Interesting thread. Tennis and cricket are my favorite watching sports - table tennis was my favorite playing sport before arthritis stopped me.

Just a bit of humor (with maybe some serious stuff thrown in) - analysing tennis is interesting - but can you analyse Kyrgios - if so Tennis Australia will likely pay you a fortune. Player psychology seems one of the most important factors, if not the most important factor. Kyrgios doesn't even seem to even care when playing lesser players, in fact he seems to play tennis just for fun - he is not really in love with Tennis - it's just something he, when hot, is very good at. Kind of reminds me of another great Australian player - Lew Hoad. He couldn't care less about playing lesser players but bought his A game out when playing someone he thought worth it such as his good friend Pancho Gonzales who said of Lew - 'He was the only guy who, if I was playing my best tennis, could still beat me'. Gonzales was well known not to be - how to put it - the friendly type - but he really liked Lew - everybody did - for Lew having good friends was more important than winning.

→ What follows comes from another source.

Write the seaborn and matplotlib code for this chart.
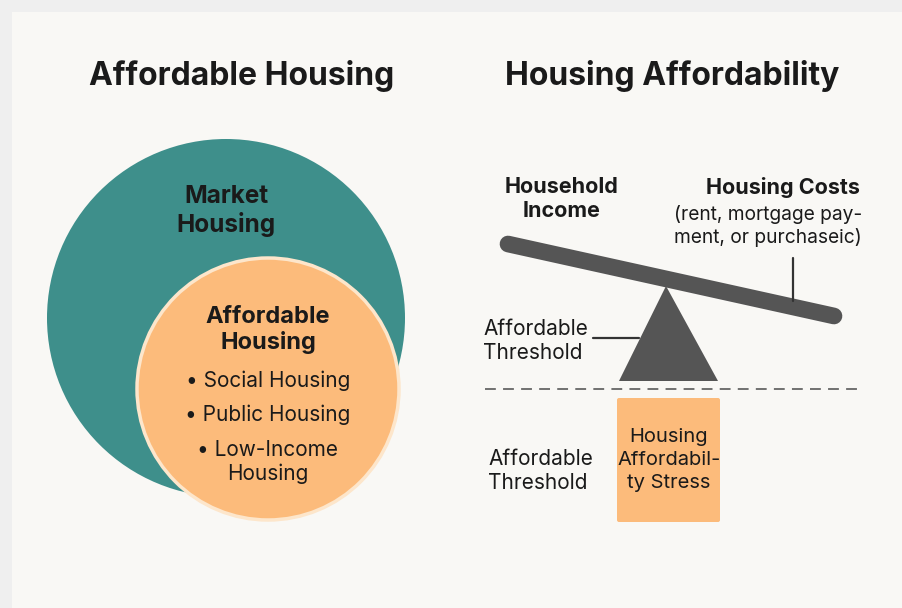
import matplotlib
matplotlib.use("Agg")
import matplotlib.pyplot as plt
import seaborn as sns
import pandas as pd
from matplotlib.patches import Circle, Polygon, FancyBboxPatch, Rectangle

# ---- content ----
panel_titles = ["Affordable Housing", "Housing Affordability"]
outer_label = "Market\nHousing"
inner_label = "Affordable\nHousing"
inner_items = ["• Social Housing", "• Public Housing", "• Low-Income\nHousing"]
left_pan_label = "Household\nIncome"
right_pan_label = "Housing Costs"
right_pan_note = "(rent, mortgage pay-\nment, or purchaseic)"
threshold_label = "Affordable\nThreshold"
stress_label = "Housing\nAffordabil-\nty Stress"

# colours
BG = "#efefef"
CARD = "#f9f8f5"
TEAL = "#3e8f8b"
ORANGE = "#fcbb7b"
ORANGE_EDGE = "#fde6cb"
DARK = "#555555"
TXT = "#1a1a1a"

sns.set_theme(style="white")
plt.rcParams["font.family"] = ["Inter", "DejaVu Sans"]

fig = plt.figure(figsize=(9.03, 6.08), dpi=100, facecolor=BG)
ax = fig.add_axes([0, 0, 1, 1])
ax.set_facecolor(BG)

# card
ax.add_patch(Rectangle((14, 14), 900, 600, facecolor="#e4e4e4", edgecolor="none", zorder=0))
ax.add_patch(Rectangle((12, 12), 900, 600, facecolor=CARD, edgecolor="none", zorder=0.5))

# titles
ax.text(242, 76, panel_titles[0], ha="center", va="center", fontsize=23, fontweight="bold", color=TXT)
ax.text(672, 76, panel_titles[1], ha="center", va="center", fontsize=23, fontweight="bold", color=TXT)

# venn circles
ax.add_patch(Circle((226, 318), 179, facecolor=TEAL, edgecolor="none", zorder=1))
ax.add_patch(Circle((268, 389), 131, facecolor=ORANGE, edgecolor=ORANGE_EDGE, linewidth=2.5, zorder=2))

ax.text(226, 211, outer_label, ha="center", va="center", fontsize=17.5, fontweight="bold",
        color=TXT, linespacing=1.2, zorder=3)
ax.text(268, 330, inner_label, ha="center", va="center", fontsize=17, fontweight="bold",
        color=TXT, linespacing=1.2, zorder=3)
item_y = [381, 415, 462]
for t, y in zip(inner_items, item_y):
    ax.text(268, y, t, ha="center", va="center", fontsize=15, color=TXT, linespacing=1.25, zorder=3)

# seesaw plank
ax.plot([508, 834], [244, 316], color=DARK, linewidth=12, solid_capstyle="round", zorder=3)
# fulcrum
ax.add_patch(Polygon([[666, 286], [619, 381], [718, 381]], closed=True, facecolor=DARK,
                     edgecolor="none", zorder=2))
# leader lines
ax.plot([593, 639], [338, 338], color="#333333", linewidth=1.6, zorder=3)
ax.plot([793, 793], [258, 301], color="#333333", linewidth=1.6, zorder=3)

# dashed threshold line via seaborn
dash = pd.DataFrame({"x": [485, 862], "y": [389, 389]})
sns.lineplot(data=dash, x="x", y="y", ax=ax, color="#666666", linewidth=1.3,
             linestyle=(0, (6, 4)), zorder=2)
ax.set_xlim(0, 903)
ax.set_ylim(608, 0)
ax.axis("off")

# stress box
ax.add_patch(FancyBboxPatch((617, 398), 103, 124, boxstyle="round,pad=0,rounding_size=2",
                            facecolor=ORANGE, edgecolor="none", zorder=2))
ax.text(669, 460, stress_label, ha="center", va="center", fontsize=14.5, color=TXT,
        linespacing=1.35, zorder=3)

# labels right panel
ax.text(562, 199, left_pan_label, ha="center", va="center", fontsize=15.5, fontweight="bold",
        color=TXT, linespacing=1.2)
ax.text(860, 187, right_pan_label, ha="right", va="center", fontsize=15.5, fontweight="bold", color=TXT)
ax.text(862, 226, right_pan_note, ha="right", va="center", fontsize=13.8, color=TXT, linespacing=1.25)
ax.text(483, 341, threshold_label, ha="left", va="center", fontsize=15, color=TXT, linespacing=1.3)
ax.text(488, 471, threshold_label, ha="left", va="center", fontsize=15, color=TXT, linespacing=1.3)

fig.savefig("out.png", dpi=100, facecolor=BG)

When matched against someone who he thought worthy of his talent Lew gave his best - not because he enjoyed humbling opponents - only because it was unworthy of him as their friend not to give his best.

Thanks
Bill

 

[bhobba]

In any case, my style of play is what is most commonly called being a "pusher."

So was I - the other characteristic of a pusher, and this was me for sure - they do not see the court as side to side but up and down. I would try to get to the mid court. If a player stayed on the baseline I would try and drop them or come and and do a drop volley - if they came in I would try and lob them. Like all pushers my nemesis was a true serve volleyer - they made me look sick - it was humiliating.

Seriously tactics vary with the type of player you are. Best to be an all court player - they have so many different strategies they can employ. They can be the unpredictable player - serving and volleying or staying back totally unpredictably. They can play percentage tennis. They can be the chameleon - the player your opponent would least like to see eg for a serve-volleyer the best strategy is to serve volley and take the net away from them - they hate that.

Thanks
Bill

 

[Orodruin]

As has already been indicated, the first step in making a more realistic model would be to include three possible outcomes, winner, returm, and unforced error. That should already make the model a lot better even if you are really on a continuum of possible shots. The next step would likely be to include different probabilities for the serve since that is the most impactful shot and the server has complete control.

As it stands, your model goes clearly against the most basic experience and data and in my book that makes it useless unless you refine it.